* Given instruction: Quote the records that follow in full and exactly; leave out the pictures.

* Entries supplied:
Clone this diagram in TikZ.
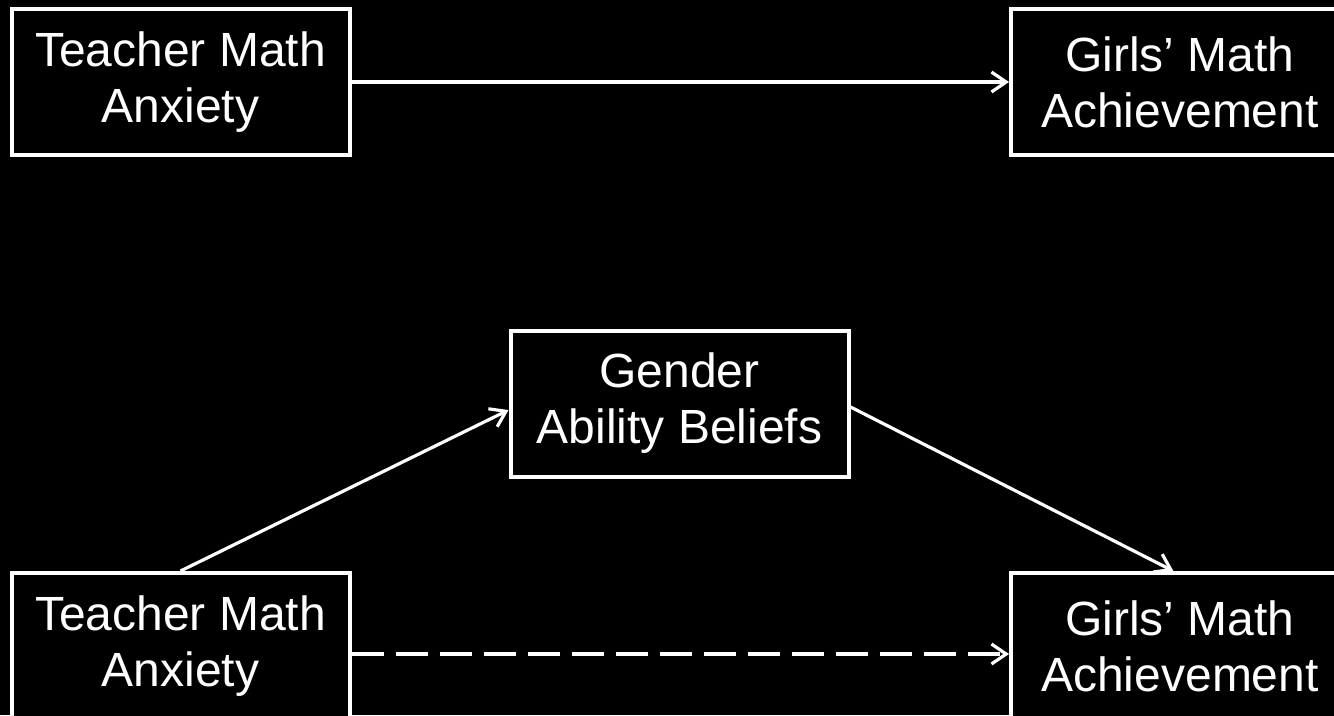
\documentclass[tikz,border=0pt]{standalone}
\usepackage{fontspec}
\setmainfont{Liberation Sans}
\usetikzlibrary{arrows.meta}

\begin{document}
\begin{tikzpicture}[x=0.75pt,y=-0.75pt,>={Straight Barb[length=11pt,width=15pt]},
  box/.style={draw=white, line width=3pt, fill=black, text=white, align=center,
    minimum width=253.5pt, minimum height=109.5pt, inner sep=0pt,
    font=\fontsize{36}{42}\selectfont},
  link/.style={->, draw=white, line width=2.4pt}]
  \fill[black] (0,0) rectangle (1334,715);
  \useasboundingbox (0,0) rectangle (1334,715);
  \clip (0,0) rectangle (1334,715);
  % direct effect
  \node[box] (tma1) at (180.5,82) {Teacher Math\\Anxiety};
  \node[box] (gma1) at (1180,82) {Girls’ Math\\Achievement};
  \draw[link] (tma1.east) -- (gma1.west);
  % mediated effect
  \node[box] (gab) at (679.5,403.5) {Gender\\Ability Beliefs};
  \node[box] (tma2) at (180.5,646) {Teacher Math\\Anxiety};
  \node[box] (gma2) at (1180,646) {Girls’ Math\\Achievement};
  \draw[link] (tma2.north) -- ([yshift=-4.9pt]gab.west);
  \draw[link] ([yshift=-2.6pt]gab.east) -- ([xshift=-5pt]gma2.north);
  \draw[link, dash pattern=on 24pt off 9pt] ([yshift=-6pt]tma2.east) -- ([yshift=-6pt]gma2.west);
\end{tikzpicture}
\end{document}
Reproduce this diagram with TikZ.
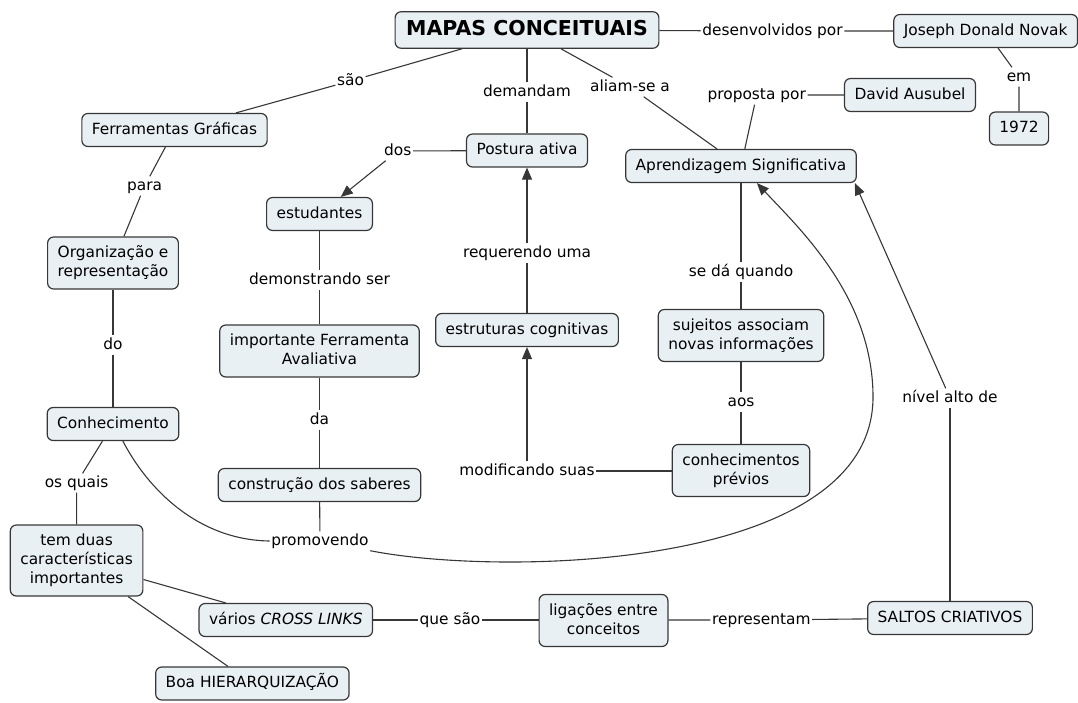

* Completed task:
Clone this diagram in TikZ.
\documentclass[tikz,border=0pt]{standalone}
\usepackage{fontspec}
\setmainfont{Liberation Sans}
\usetikzlibrary{arrows.meta}

\begin{document}
\begin{tikzpicture}[x=0.75pt,y=-0.75pt,>={Straight Barb[length=11pt,width=15pt]},
  box/.style={draw=white, line width=3pt, fill=black, text=white, align=center,
    minimum width=253.5pt, minimum height=109.5pt, inner sep=0pt,
    font=\fontsize{36}{42}\selectfont},
  link/.style={->, draw=white, line width=2.4pt}]
  \fill[black] (0,0) rectangle (1334,715);
  \useasboundingbox (0,0) rectangle (1334,715);
  \clip (0,0) rectangle (1334,715);
  % direct effect
  \node[box] (tma1) at (180.5,82) {Teacher Math\\Anxiety};
  \node[box] (gma1) at (1180,82) {Girls’ Math\\Achievement};
  \draw[link] (tma1.east) -- (gma1.west);
  % mediated effect
  \node[box] (gab) at (679.5,403.5) {Gender\\Ability Beliefs};
  \node[box] (tma2) at (180.5,646) {Teacher Math\\Anxiety};
  \node[box] (gma2) at (1180,646) {Girls’ Math\\Achievement};
  \draw[link] (tma2.north) -- ([yshift=-4.9pt]gab.west);
  \draw[link] ([yshift=-2.6pt]gab.east) -- ([xshift=-5pt]gma2.north);
  \draw[link, dash pattern=on 24pt off 9pt] ([yshift=-6pt]tma2.east) -- ([yshift=-6pt]gma2.west);
\end{tikzpicture}
\end{document}
Reproduce this diagram with TikZ.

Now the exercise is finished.